Brillante transformation pour ce groupe du nord de l’Angleterre avec un album cinématographique et soigné à tous points de vue.


C’est en 2011 que Grass House, formation originaire du Yorkshire, se fait connaitre avec un deux-titres prometteur, « Faun/ Breeze ». Single déjà brumeux et donc fidèle au climat terne qui sévit sur ce comté du nord de l’Angleterre, dont la poétesse Emily Brönte décrivait magnifiquement la désolation et la beauté tragique de ces immenses plaines, sans cesse balayées par le vent et la pluie dans Les Hauts De Hurlevent. L’ombre de Nick Cave rodait déjà sur ces premiers pas, et beaucoup attendaient la parution d’un album complet, tant le format long semblait parfaitement se prêter à cette musique ambiante – un concept album en somme.

Si les observateurs suscités ne furent pas déçus du résultat, ils durent pour autant patienter pour cela plus de deux ans. La faute à un manque de créativité ? Des problèmes au sein des nouvellement formés Grass House ? Apparemment non. Il semble que nos jeunes Anglais prennent leur temps, et favorisent leurs activités respectives en dehors de la musique (études, petits boulots), pour justement garder ce contact avec le quotidien, et cette fraicheur dans leur rapport à la musique, sans jamais sentir la pression d’avoir à produire de nouveaux titres. L’inspiration doit venir naturellement.

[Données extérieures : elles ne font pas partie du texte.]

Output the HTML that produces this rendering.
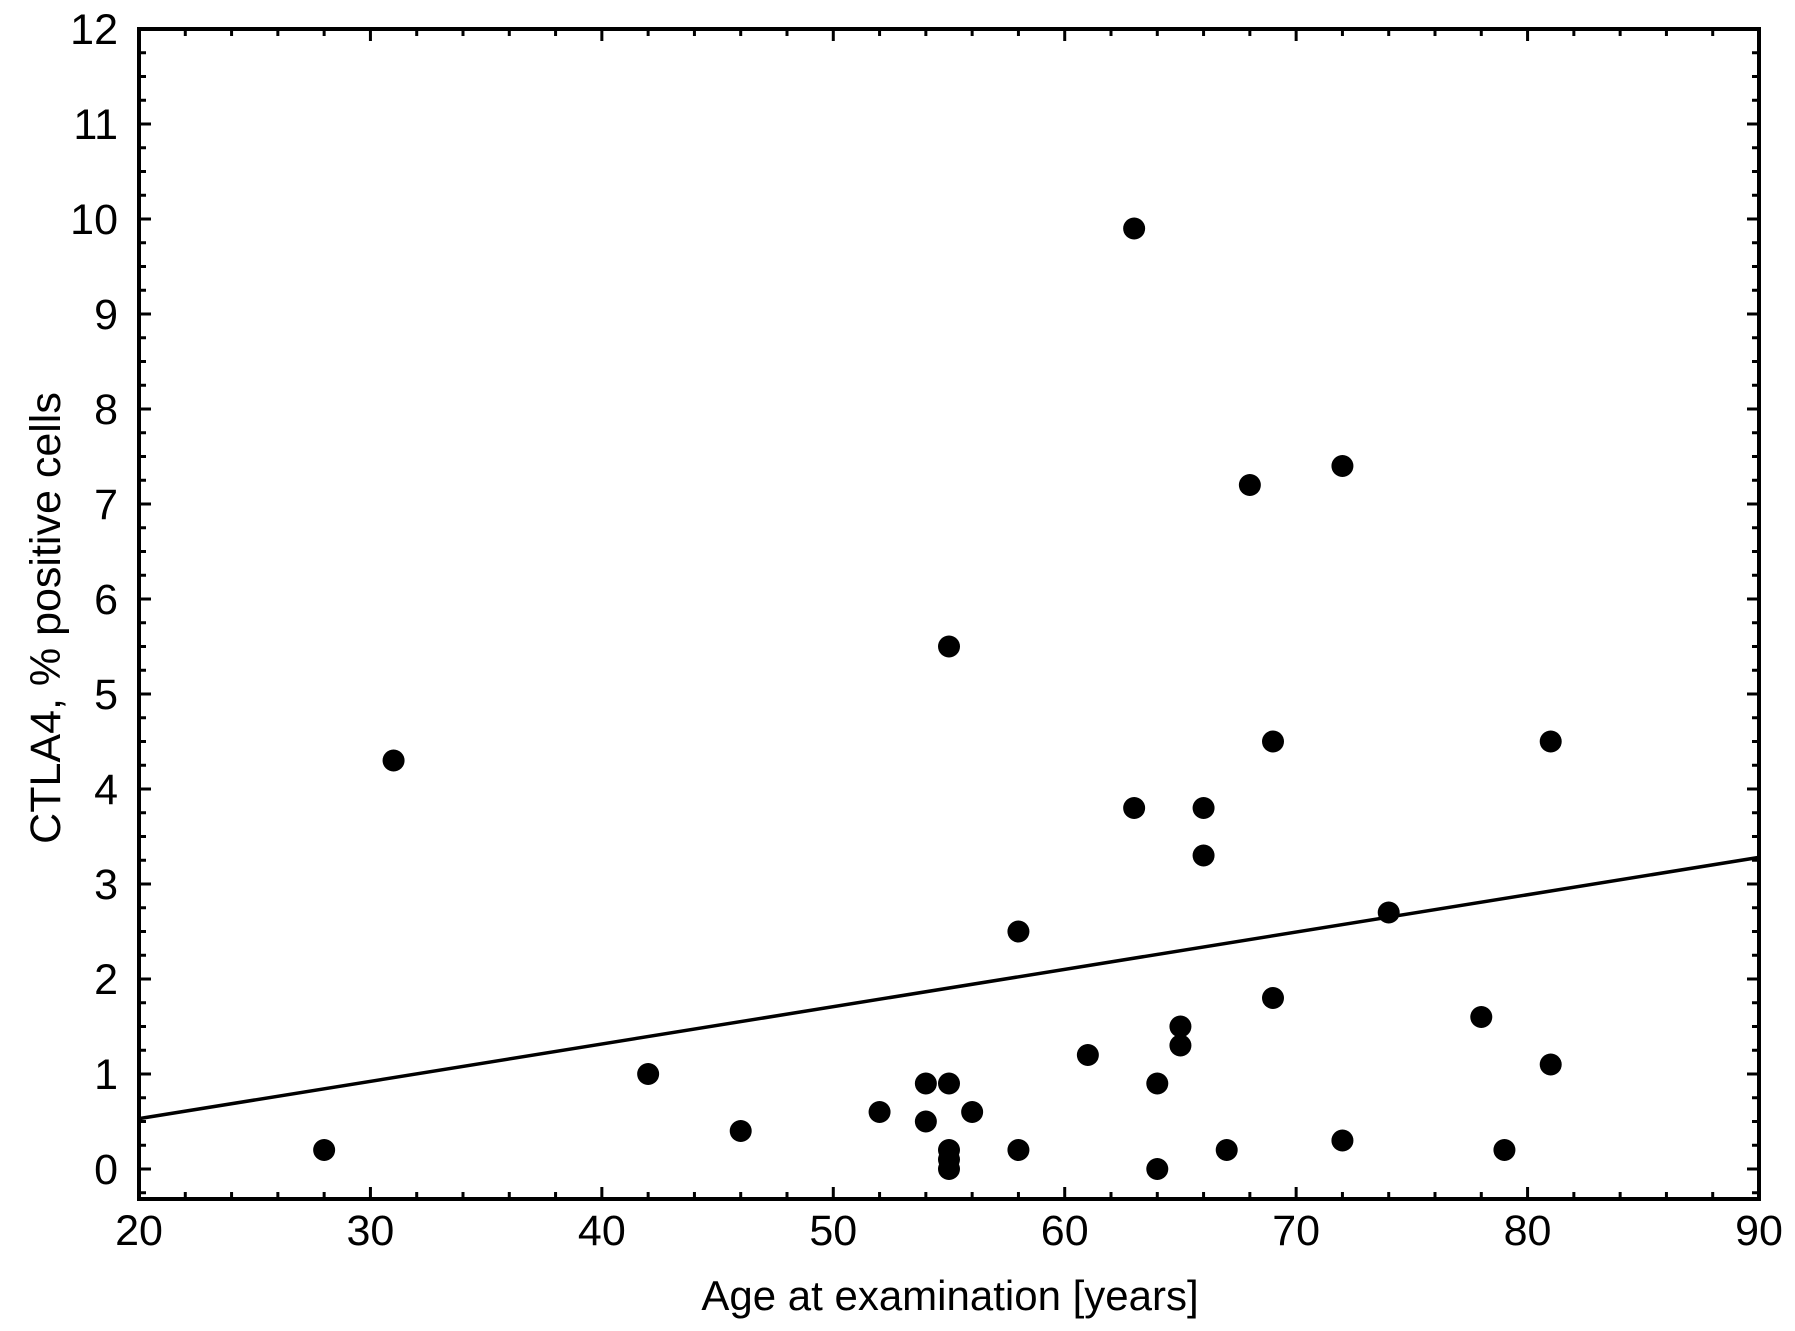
<!DOCTYPE html>
<html><head><meta charset="utf-8"><style>
html,body{margin:0;padding:0;background:#fff}
svg{display:block;font-family:"Liberation Sans",Arial,sans-serif}
</style></head><body>
<svg id="chart" width="1795" height="1331" viewBox="0 0 1795 1331">
<g id="ticks"></g>
<g id="line"></g>
<g id="pts"></g>
<rect x="139" y="29" width="1620" height="1170" fill="none" stroke="#000" stroke-width="4"/>
<text x="950" y="1310" font-size="42" text-anchor="middle">Age at examination [years]</text>
<text transform="translate(60,618) rotate(-90)" font-size="43" text-anchor="middle">CTLA4, % positive cells</text>
</svg>
<script>
const ages=[28,31,42,46,52,54,54,55,55,55,55,55,56,58,58,61,63,63,64,64,65,65,66,66,67,68,69,69,72,72,74,78,79,81,81];
const ctla4=[0.2,4.3,1.0,0.4,0.6,0.9,0.5,5.5,0.9,0.2,0.1,0.0,0.6,2.5,0.2,1.2,9.9,3.8,0.9,0.0,1.5,1.3,3.8,3.3,0.2,7.2,4.5,1.8,7.4,0.3,2.7,1.6,0.2,4.5,1.1];
const xTicks=[20,30,40,50,60,70,80,90];
const yTicks=[0,1,2,3,4,5,6,7,8,9,10,11,12];
const fitX=[20,90];
const fitY=[0.53,3.28];
const NS='http://www.w3.org/2000/svg';
const X=v=>139+(v-20)*(1759-139)/70;
const Y=v=>1169-v*(1169-29)/12;
function mk(t,a,p){const e=document.createElementNS(NS,t);for(const k in a)e.setAttribute(k,a[k]);p.appendChild(e);return e;}
const tg=document.getElementById('ticks');
for(let v=20;v<=90;v+=2){const L=(v%10===0)?12:7;
 const t1=mk('line',{x1:X(v),x2:X(v),y1:1199,y2:1199-L,stroke:'#000','stroke-width':3},tg);
 
 
 const t2=mk('line',{x1:X(v),x2:X(v),y1:29,y2:29+L,stroke:'#000','stroke-width':3},tg);
 
 }
for(let v=-0.25;v<=12;v+=0.25){const L=(Math.abs(v-Math.round(v))<1e-6)?12:7;
 const t1=mk('line',{x1:139,x2:139+L,y1:Y(v),y2:Y(v),stroke:'#000','stroke-width':3},tg);
 
 
 const t2=mk('line',{x1:1759,x2:1759-L,y1:Y(v),y2:Y(v),stroke:'#000','stroke-width':3},tg);
 
 }
xTicks.forEach(v=>{const t=mk('text',{x:X(v),y:1245,'font-size':43,'text-anchor':'middle'},tg);t.textContent=v;
 
 });
yTicks.forEach(v=>{const t=mk('text',{x:118,y:Y(v)+15,'font-size':43,'text-anchor':'end'},tg);t.textContent=v;
 
 });
const lg=document.getElementById('line');
const ln=mk('line',{x1:X(fitX[0]),y1:Y(fitY[0]),x2:X(fitX[1]),y2:Y(fitY[1]),stroke:'#000','stroke-width':3.5},lg);


const pg=document.getElementById('pts');
ages.forEach((a,i)=>{const c=mk('circle',{cx:X(a),cy:Y(ctla4[i]),r:11,fill:'#000'},pg);
 
 });
</script>
</body></html>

Et c’est ainsi que nous parvient A Sun Full And Drowning – timing parfait en ce pluvieux mois de décembre au moment où nous écrivons ces lignes. Le titre augure déjà de cette ambivalence entre lumière et désespoir, avec cette magnifique pochette sur laquelle se superposent différents paysages montagneux. « Spinning As We Turn » donne le ton : intro orchestral, guitares très inspirées des Walkmen, et ce chant, presque parlé, faisant référence à la fois à Nick Cave, à leur aïeul Stuart Staples (Tindersticks) mais surtout à Matt Berninger (The National), avec ce timbre grave et charismatique qu’on imagine pourtant difficilement venir d’un étudiant du nord de l’Angleterre.
Car si la musique dense est planante de The Grass House semble dévorer paisiblement l’espace des grandes plaines de leur Yorkshire natale, le menacer d’un épais et sombre manteau nuageux sans que la tempête n’éclate jamais vraiment, ce premier album dévoile par ailleurs son attrait pour l’Americana. Le quatuor révèle une éducation parentale à base de Johnny Cash et de Rolling Stones ; une touche Folk, disséminant ça et là quelques rayons de soleil (« Faun », « I was a Street Light »), voire mystique (« Tasteless but Taciturn »). Et au milieu de ce climat pour le moins humide, des envolées que même Mogwai n’aurait pas renié (« Of haste and art », « And now for the wild »).

Produit par Jim Anderson (déjà aguerrie à ces ambiances mélancoliques avec Cold Specks), A Sun Full And Drowning ne nous offre pas de véritable tube, mais apparaît efficace sur la longueur, avec ce côté cinématographique, atmosphérique, et des paroles soignées qui témoignent déjà d’une certaine maturité. A suivre… et de près.